Is $ \{ \infty \} $ open or closed in $ \overline{ \mathbb R}$? Is $ \{ \infty \} $ open or closed in $ \overline{ \mathbb R}$ ?
Here  $\overline{ \mathbb R} = \mathbb R  \cup \{ \infty \} \cup \{ -\infty \} $.
 A: It's closed in the usual topology.
Your question seems to assume it's either open or closed, but most sets are neither open nor closed.
We want to define such things as $\lim\limits_{x\to3} f(x) = +\infty$.  That has to mean that for every open set $A$ containing $+\infty$, there is some open set $B$ containing $3$ small enough so that if $x\in B$ and $x\ne 3$, then $f(x)\in A$.  It is from such considerations as that that the definitions of open and closed subsets of $\overline{\mathbb{R}}$ are derived.
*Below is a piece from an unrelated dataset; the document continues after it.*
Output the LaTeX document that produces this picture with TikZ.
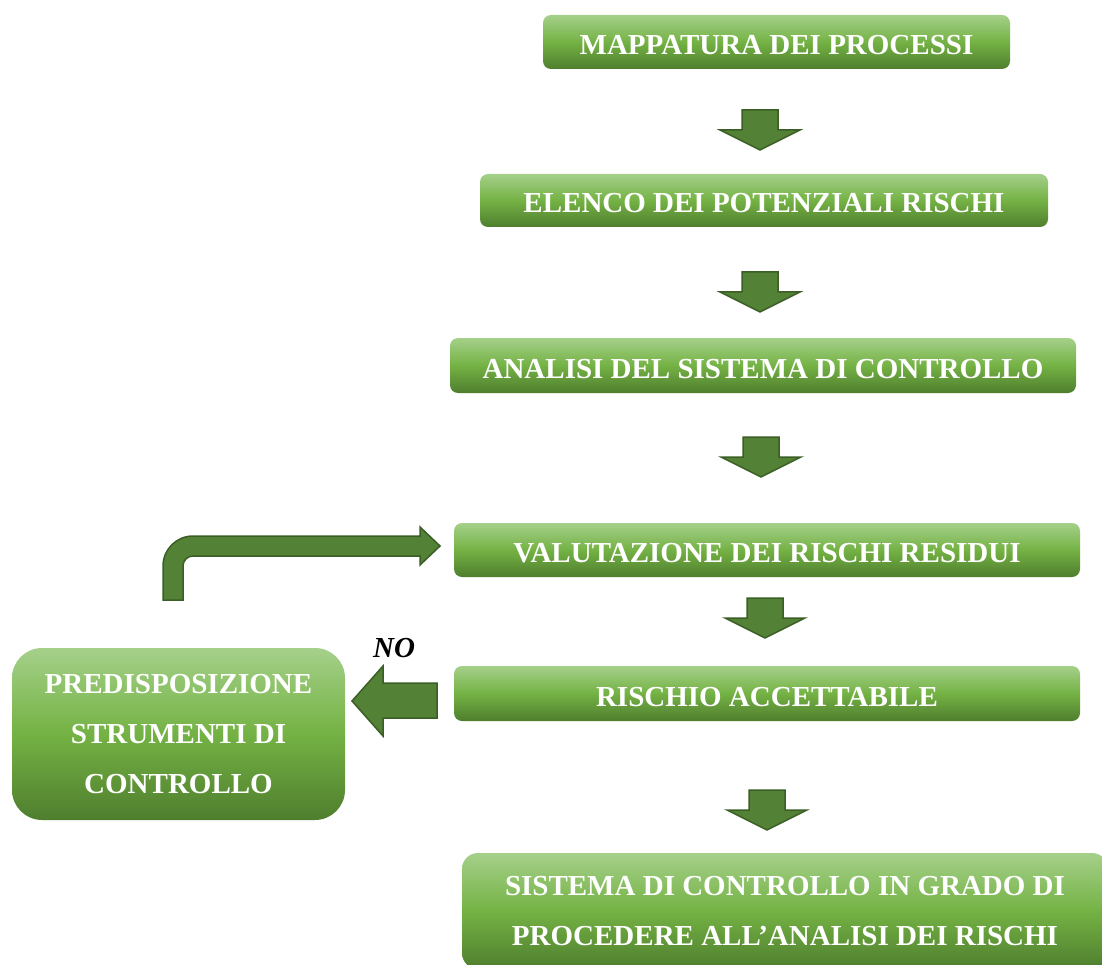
\documentclass[tikz,border=0pt]{standalone}
\usepackage{fontspec}
\setmainfont{Liberation Serif}
\usetikzlibrary{positioning}
\definecolor{boxtop}{HTML}{A5D08A}
\definecolor{boxmid}{HTML}{74B244}
\definecolor{boxbot}{HTML}{4F7E2E}
\definecolor{arrfill}{HTML}{538135}
\definecolor{arrline}{HTML}{3B5E26}

\begin{document}
\begin{tikzpicture}[x=1pt, y=-1pt,
    stepbox/.style={rounded corners=8pt, top color=boxtop, bottom color=boxbot,
                    middle color=boxmid, text=white, inner sep=0pt, align=center,
                    font=\fontsize{29}{50}\selectfont\bfseries},
    linebox/.style={stepbox, text height=25pt, text depth=0pt},
    blockarr/.style={fill=arrfill, draw=arrline, line width=1.5pt, line join=miter},
    blockdown/.pic={\draw[blockarr] (-18,-20) -- (18,-20) -- (18,0) -- (40,0)
                      -- (0,20) -- (-40,0) -- (-18,0) -- cycle;}
  ]
    \useasboundingbox (0,0) rectangle (1102,965);
    \clip (0,0) rectangle (1102,965);

    \node[linebox, minimum width=467pt, minimum height=54pt] (map)    at (776.5, 42)  {MAPPATURA DEI PROCESSI};
    \node[linebox, minimum width=568pt, minimum height=53pt] (elenco) at (764, 200.5) {ELENCO DEI POTENZIALI RISCHI};
    \node[linebox, minimum width=626pt, minimum height=55pt] (anal)   at (763, 365.5) {ANALISI DEL SISTEMA DI CONTROLLO};
    \node[linebox, minimum width=626pt, minimum height=54pt] (valut)  at (767, 550)   {VALUTAZIONE DEI RISCHI RESIDUI};
    \node[linebox, minimum width=626pt, minimum height=55pt] (accett) at (767, 693.5) {RISCHIO ACCETTABILE};
    \node[stepbox, rounded corners=16pt, minimum width=646pt, minimum height=116pt]
         (sist) at (785, 911) {SISTEMA DI CONTROLLO IN GRADO DI\\PROCEDERE ALL’ANALISI DEI RISCHI};
    \node[stepbox, rounded corners=30pt, minimum width=333pt, minimum height=172pt]
         (predis) at (178.5, 734) {PREDISPOSIZIONE\\STRUMENTI DI\\CONTROLLO};

    % frecce verso il basso
    \pic at (760, 130) {blockdown};
    \pic at (760, 292) {blockdown};
    \pic at (761, 457) {blockdown};
    \pic at (765, 618) {blockdown};
    \pic at (767, 810) {blockdown};

    % ritorno verso la valutazione
    \draw[blockarr] (163,600) -- (163,566) arc[start angle=180, end angle=270, radius=30]
      -- (420,536) -- (420,527) -- (440,546) -- (420,565) -- (420,556) -- (193,556)
      arc[start angle=270, end angle=180, radius=10] -- (183,600) -- cycle;

    % freccia NO
    \draw[blockarr] (437,683) -- (383,683) -- (383,666) -- (352,701) -- (383,736)
      -- (383,718) -- (437,718) -- cycle;
    \node[font=\fontsize{29}{30}\selectfont\bfseries\itshape] (no) at (394,648) {NO};
  \end{tikzpicture}
\end{document}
A set is closed precisely if its complement is open.  The set $(-a,a)$ is open.  The union of every set of open sets is open.  The union of all sets of the form $(-a,a)$ is all of $\mathbb{R}$, and clearly excludes both $+\infty$ and $-\infty$.  The set $\{-\infty\}\cup(-\infty,b)$ is open.  So we have
$$
\big(\{-\infty\}\cup(-\infty,b)\big)\cup\big( \bigcup_{a>0} (-a,a) \big)
$$
is open.  Its complement is $\{+\infty\}$.  So that set is closed.
A: Another way to look at it is to consider the complement $\{-\infty\} \cup \mathbb{R}$ which is a neighborhood of all of its elements, i.e. it is open.  Hence its complement, $\{\infty\}$, is closed.